Judas Iscariot doesn't have a feast day, of course. No churches are named after him, and no towns. But he does have today: it's Spy Wednesday, popularly believed to be the day Judas decided to betray Christ.
Spy Wednesday is a new one on me. We don't have it in Metuchen, and I've never seen one of the red-masked spies on horseback in New York -- they abound in Mexico, I read on the Internet. They have it in Ireland. St. Clement's is in a Mexican neighborhood. But I never saw a spy.
But I suppose it's in the nature of spies that you don't see them. They are secretive, crafty, sneaking unseen through life, robbing people of their secrets. They know things about you, things you'd just as soon people did not know.

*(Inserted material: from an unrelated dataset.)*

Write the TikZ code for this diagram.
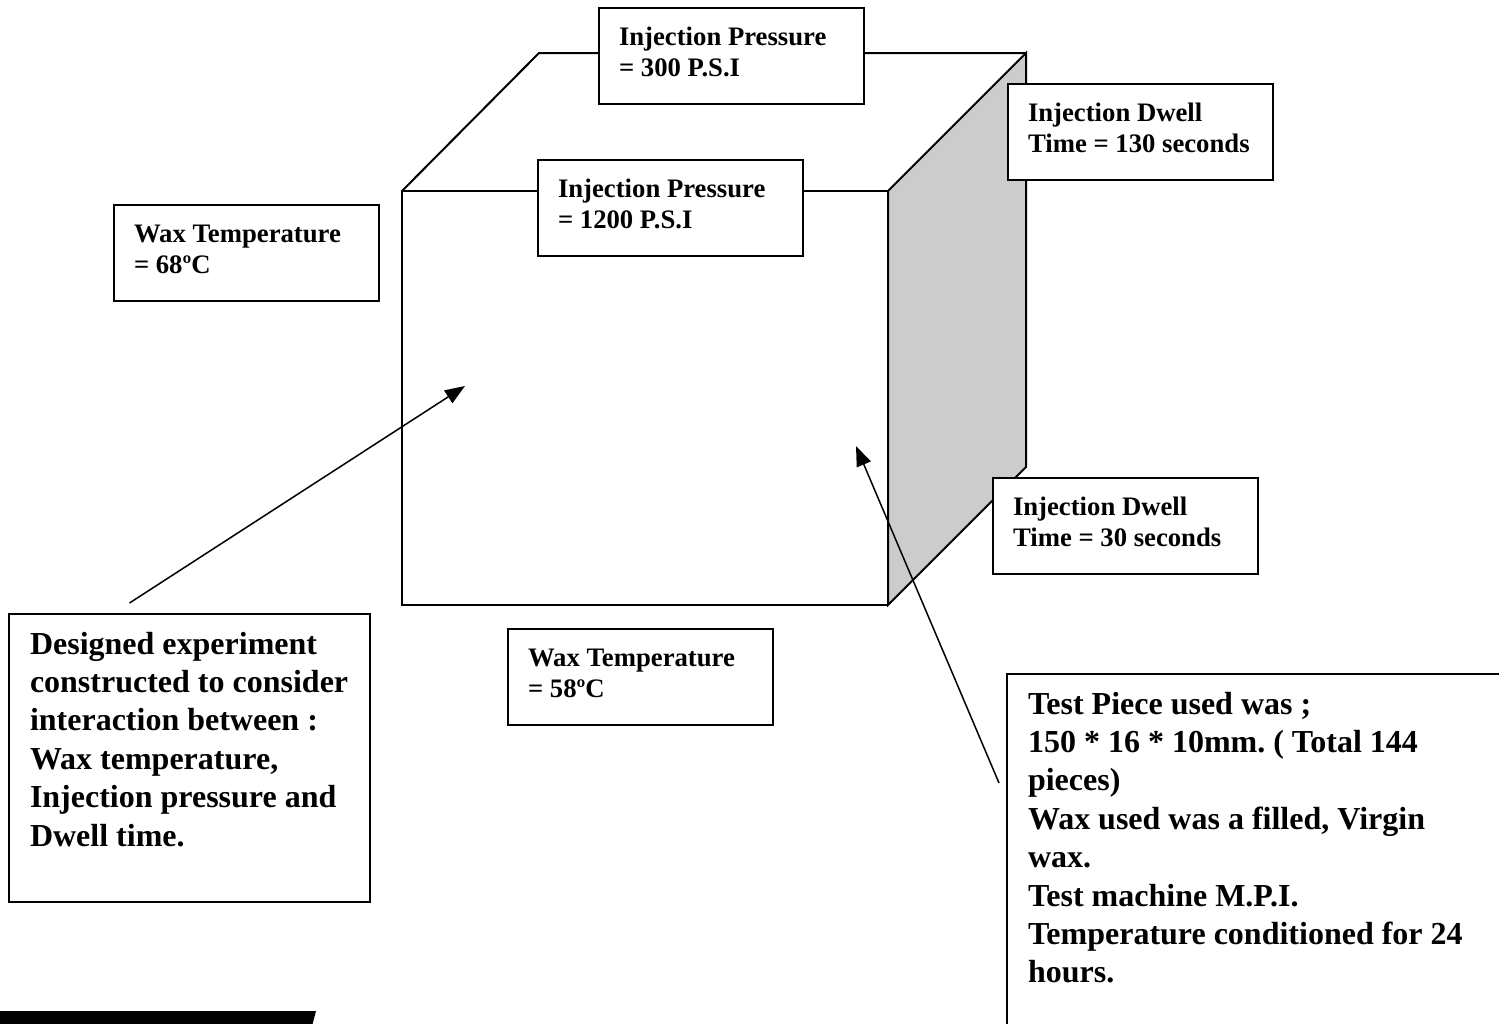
\documentclass[tikz,border=0pt]{standalone}
\usepackage{fontspec}
\setmainfont{Liberation Serif}
\usetikzlibrary{arrows.meta}
\tikzset{
factor/.style={
       rectangle,
       draw=black,
       fill=white,
       line width=2pt,
       anchor=north west,
       text width=225pt,
       inner xsep=20pt,
       inner ysep=19pt,
       text height=18pt,
       text depth=40pt,
       align=flush left,
       font=\bfseries\fontsize{26.7}{31.5}\selectfont\frenchspacing,
       },
note/.style={
       rectangle,
       draw=black,
       fill=white,
       line width=2pt,
       anchor=north west,
       inner xsep=21pt,
       inner ysep=18pt,
       text height=22pt,
       align=flush left,
       font=\bfseries\fontsize{32}{38.4}\selectfont\frenchspacing,
       },
cubeline/.style={line width=2pt, line join=miter},
pointer/.style={-{Triangle[length=20pt,width=15pt]}, line width=1.5pt},
}

\begin{document}
\begin{tikzpicture}[x=1pt, y=-1pt]
      \useasboundingbox (0,0) rectangle (1499,1023);
      \clip (0,0) rectangle (1499,1023);

      % corners of the cube
      \coordinate (ftl) at (402,191);
      \coordinate (ftr) at (888,191);
      \coordinate (fbr) at (888,605);
      \coordinate (fbl) at (402,605);
      \coordinate (btl) at (539,53);
      \coordinate (btr) at (1026,53);
      \coordinate (bbr) at (1026,467);

      \filldraw[cubeline, fill=black!20] (ftr) -- (btr) -- (bbr) -- (fbr) -- cycle;
      \draw[cubeline] (fbl) rectangle (ftr);
      \draw[cubeline] (ftl) -- (btl) -- (btr);

      % factor levels on the edges
      \foreach \n/\x/\y/\l in {
          highpress/598/7/{Injection Pressure\\= 300 P.S.I},
          lowpress/537/159/{Injection Pressure\\= 1200 P.S.I},
          hightemp/113/204/{Wax Temperature\\= 68ºC},
          lowtemp/507/628/{Wax Temperature\\= 58ºC},
          longdwell/1007/83/{Injection Dwell\\Time = 130 seconds},
          shortdwell/992/477/{Injection Dwell\\Time = 30 seconds}
      } {
          \node[factor] (\n) at (\x,\y) {\l};
      }

      \node[note, text width=319pt, text depth=230pt] (design) at (8,613) {
                Designed experiment\\
                constructed to consider\\
                interaction between :\\
                Wax temperature,\\
                Injection pressure and\\
                Dwell time.
            };
      \node[note, text width=480pt, text depth=330pt] (testpiece) at (1006,673) {
                Test Piece used was ;\\
                150 * 16 * 10mm. ( Total 144\\
                pieces)\\
                Wax used was a filled, Virgin\\
                wax.\\
                Test machine M.P.I.\\
                Temperature conditioned for 24\\
                hours.
            };

      % Draw arrows into the cube
      \coordinate (frontspot) at (465,386);
      \coordinate (sidespot) at (856,446);
      \draw[pointer] ([shift={(-60pt,10pt)}]design.north) -- (frontspot);
      \draw[pointer] ([shift={(-7pt,-110pt)}]testpiece.north west) -- (sidespot);

      \fill (0,1011) -- (316,1011) -- (311,1030) -- (0,1030) -- cycle;
    \end{tikzpicture}
\end{document}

Looking in your window, reading your email, reporting back what they have learned about you to the Department of Homeland Security.
Spies get inside your life to do their work. You think they're your friend. But you don't know them. Maybe you don't know anybody, you think.
A day that reflects upon betrayal. I could have borne it if it were my enemy, says the psalmist, but it was you. Betrayal is the crowning sorrow of the week, in a way, as hard in its way as the scourging will be later on. That I will suffer, and that the one who kisses me will help to bring it about: who could bear it?
I know a woman whose husband told her every day that he loved her. That she was beautiful and brilliant. That he was so lucky to be married to her. Then one day he told her that he had another family, a wife and a little girl, and that he was going to live with them now. That he'd had this relationship since before they were married. That it had been continuous the whole time. He'd had another family each time he told her how much he loved her.
Hard enough to be alone. To become suddenly alone in this way was almost more than she could bear. And yet, she bore it. She reeled for a while, and she is permanently scarred. But she is still here. And she has a life -- a different life from the one she thought she would have, but a life, nonetheless.
The work of Judas is, ultimately, unsuccessful. He gets Jesus killed, but the story does not end there. Where is God in the midst of betrayal? You don't know at first. But wade into the terrible soup of it and look around. There is comfort and strength, even there. Especially there. Because that's where you need it.